Reproduce nothing but the lines from the start of the material through the line that includes "import plotly.graph_objects as go", both ends included, and omit every picture.
|---|
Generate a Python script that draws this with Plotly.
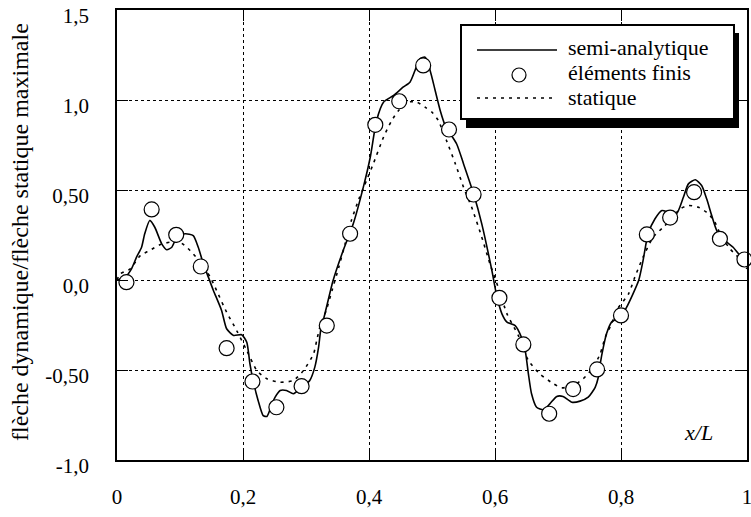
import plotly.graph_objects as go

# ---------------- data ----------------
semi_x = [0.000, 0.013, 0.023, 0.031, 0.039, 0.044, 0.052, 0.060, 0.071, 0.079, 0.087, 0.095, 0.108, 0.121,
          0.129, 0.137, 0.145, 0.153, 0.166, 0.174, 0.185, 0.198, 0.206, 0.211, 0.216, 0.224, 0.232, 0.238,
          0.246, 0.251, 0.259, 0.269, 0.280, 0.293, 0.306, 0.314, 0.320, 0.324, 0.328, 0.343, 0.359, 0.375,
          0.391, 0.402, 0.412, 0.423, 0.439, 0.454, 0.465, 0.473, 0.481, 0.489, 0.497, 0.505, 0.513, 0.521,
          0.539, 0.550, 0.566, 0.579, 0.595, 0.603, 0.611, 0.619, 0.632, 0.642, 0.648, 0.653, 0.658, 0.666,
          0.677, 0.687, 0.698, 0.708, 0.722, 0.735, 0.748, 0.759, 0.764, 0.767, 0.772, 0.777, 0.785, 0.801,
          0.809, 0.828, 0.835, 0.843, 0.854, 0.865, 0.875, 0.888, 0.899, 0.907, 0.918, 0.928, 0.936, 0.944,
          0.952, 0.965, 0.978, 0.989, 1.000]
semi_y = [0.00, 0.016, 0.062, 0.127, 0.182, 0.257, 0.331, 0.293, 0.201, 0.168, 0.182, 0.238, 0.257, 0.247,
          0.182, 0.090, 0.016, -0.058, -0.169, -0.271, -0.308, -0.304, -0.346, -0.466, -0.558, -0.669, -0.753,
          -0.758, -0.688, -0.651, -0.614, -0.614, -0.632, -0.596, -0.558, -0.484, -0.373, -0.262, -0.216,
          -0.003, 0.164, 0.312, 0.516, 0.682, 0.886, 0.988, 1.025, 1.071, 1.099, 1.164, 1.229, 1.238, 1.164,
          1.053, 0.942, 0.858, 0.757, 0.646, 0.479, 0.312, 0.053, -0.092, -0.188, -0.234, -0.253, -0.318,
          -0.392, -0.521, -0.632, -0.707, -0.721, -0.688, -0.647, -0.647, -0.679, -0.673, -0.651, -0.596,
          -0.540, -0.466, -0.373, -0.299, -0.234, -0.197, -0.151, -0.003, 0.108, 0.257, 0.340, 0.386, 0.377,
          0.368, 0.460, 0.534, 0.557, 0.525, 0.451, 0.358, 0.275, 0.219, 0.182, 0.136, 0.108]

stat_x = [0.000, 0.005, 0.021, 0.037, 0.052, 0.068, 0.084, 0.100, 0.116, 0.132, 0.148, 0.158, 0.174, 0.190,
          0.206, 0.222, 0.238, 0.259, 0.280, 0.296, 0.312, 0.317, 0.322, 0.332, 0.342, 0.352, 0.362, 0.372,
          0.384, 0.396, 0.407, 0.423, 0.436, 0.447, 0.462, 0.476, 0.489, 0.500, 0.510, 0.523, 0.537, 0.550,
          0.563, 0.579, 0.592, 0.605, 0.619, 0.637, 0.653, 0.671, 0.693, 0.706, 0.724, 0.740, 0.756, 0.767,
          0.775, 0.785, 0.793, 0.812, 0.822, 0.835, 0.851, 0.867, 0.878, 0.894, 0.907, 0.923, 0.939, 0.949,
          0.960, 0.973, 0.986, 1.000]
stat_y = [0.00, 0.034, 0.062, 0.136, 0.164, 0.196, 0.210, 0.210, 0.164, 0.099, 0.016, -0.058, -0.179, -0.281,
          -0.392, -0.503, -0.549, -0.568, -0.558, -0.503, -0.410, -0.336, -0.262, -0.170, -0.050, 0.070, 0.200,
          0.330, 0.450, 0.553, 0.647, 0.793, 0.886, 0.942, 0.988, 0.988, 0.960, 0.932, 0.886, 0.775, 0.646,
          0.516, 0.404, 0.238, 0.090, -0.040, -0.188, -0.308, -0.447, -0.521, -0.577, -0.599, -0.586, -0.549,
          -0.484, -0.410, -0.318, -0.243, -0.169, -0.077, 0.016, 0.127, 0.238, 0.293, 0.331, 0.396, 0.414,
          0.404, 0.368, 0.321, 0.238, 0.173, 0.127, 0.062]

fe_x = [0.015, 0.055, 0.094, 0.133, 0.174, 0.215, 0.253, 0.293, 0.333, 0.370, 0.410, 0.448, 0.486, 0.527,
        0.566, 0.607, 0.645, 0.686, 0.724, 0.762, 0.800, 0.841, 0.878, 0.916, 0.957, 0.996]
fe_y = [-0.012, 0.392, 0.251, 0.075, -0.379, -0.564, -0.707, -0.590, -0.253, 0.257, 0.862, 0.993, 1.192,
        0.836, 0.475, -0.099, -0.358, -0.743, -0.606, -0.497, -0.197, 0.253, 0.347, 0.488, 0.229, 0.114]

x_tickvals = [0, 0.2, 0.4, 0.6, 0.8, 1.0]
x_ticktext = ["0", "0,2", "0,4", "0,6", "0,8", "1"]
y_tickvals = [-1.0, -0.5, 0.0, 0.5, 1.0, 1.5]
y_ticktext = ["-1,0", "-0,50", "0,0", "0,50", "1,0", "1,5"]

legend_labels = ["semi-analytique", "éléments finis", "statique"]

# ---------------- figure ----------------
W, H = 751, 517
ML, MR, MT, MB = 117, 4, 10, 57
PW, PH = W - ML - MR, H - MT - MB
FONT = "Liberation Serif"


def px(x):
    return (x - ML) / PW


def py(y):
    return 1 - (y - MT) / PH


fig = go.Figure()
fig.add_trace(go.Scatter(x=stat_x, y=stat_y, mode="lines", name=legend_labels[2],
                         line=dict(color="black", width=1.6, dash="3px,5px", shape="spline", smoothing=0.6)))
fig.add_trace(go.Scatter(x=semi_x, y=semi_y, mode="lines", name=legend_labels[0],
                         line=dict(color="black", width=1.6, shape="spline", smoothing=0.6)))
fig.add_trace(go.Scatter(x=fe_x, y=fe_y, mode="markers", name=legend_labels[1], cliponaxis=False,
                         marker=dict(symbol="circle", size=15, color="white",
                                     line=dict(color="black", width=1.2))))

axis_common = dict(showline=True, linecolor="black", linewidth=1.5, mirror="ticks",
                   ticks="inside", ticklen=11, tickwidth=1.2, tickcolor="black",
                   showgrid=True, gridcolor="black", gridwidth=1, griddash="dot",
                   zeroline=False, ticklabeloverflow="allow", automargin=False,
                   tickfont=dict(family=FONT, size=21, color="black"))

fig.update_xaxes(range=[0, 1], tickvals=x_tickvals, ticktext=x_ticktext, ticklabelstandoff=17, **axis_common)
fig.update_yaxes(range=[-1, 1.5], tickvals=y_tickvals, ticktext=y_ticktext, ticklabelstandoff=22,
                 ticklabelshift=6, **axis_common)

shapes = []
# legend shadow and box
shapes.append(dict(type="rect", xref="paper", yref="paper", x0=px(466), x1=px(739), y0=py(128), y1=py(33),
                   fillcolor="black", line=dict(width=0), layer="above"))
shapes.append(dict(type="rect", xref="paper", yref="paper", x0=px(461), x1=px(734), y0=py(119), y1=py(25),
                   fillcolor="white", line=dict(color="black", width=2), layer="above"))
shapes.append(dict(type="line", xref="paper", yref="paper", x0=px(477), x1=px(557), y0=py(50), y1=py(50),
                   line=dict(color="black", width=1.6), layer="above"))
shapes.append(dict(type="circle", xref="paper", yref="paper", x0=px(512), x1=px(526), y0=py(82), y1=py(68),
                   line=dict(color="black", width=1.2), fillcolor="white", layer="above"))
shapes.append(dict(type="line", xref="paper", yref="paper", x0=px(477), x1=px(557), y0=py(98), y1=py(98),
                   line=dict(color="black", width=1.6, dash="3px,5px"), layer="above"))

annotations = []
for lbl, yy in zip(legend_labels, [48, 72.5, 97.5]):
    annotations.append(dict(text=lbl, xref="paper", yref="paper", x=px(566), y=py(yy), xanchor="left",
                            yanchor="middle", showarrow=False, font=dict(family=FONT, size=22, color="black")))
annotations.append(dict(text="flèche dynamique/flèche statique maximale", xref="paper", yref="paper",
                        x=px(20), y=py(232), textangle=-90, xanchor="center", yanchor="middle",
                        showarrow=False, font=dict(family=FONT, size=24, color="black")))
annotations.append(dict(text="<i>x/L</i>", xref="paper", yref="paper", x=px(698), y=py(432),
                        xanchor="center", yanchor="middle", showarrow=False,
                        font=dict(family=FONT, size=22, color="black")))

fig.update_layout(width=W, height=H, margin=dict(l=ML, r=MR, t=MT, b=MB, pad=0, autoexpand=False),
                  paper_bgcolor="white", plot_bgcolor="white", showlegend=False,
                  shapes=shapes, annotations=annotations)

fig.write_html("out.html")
|---|
◆ Problem solution:
Generate a Python script that draws this with Plotly.
import plotly.graph_objects as go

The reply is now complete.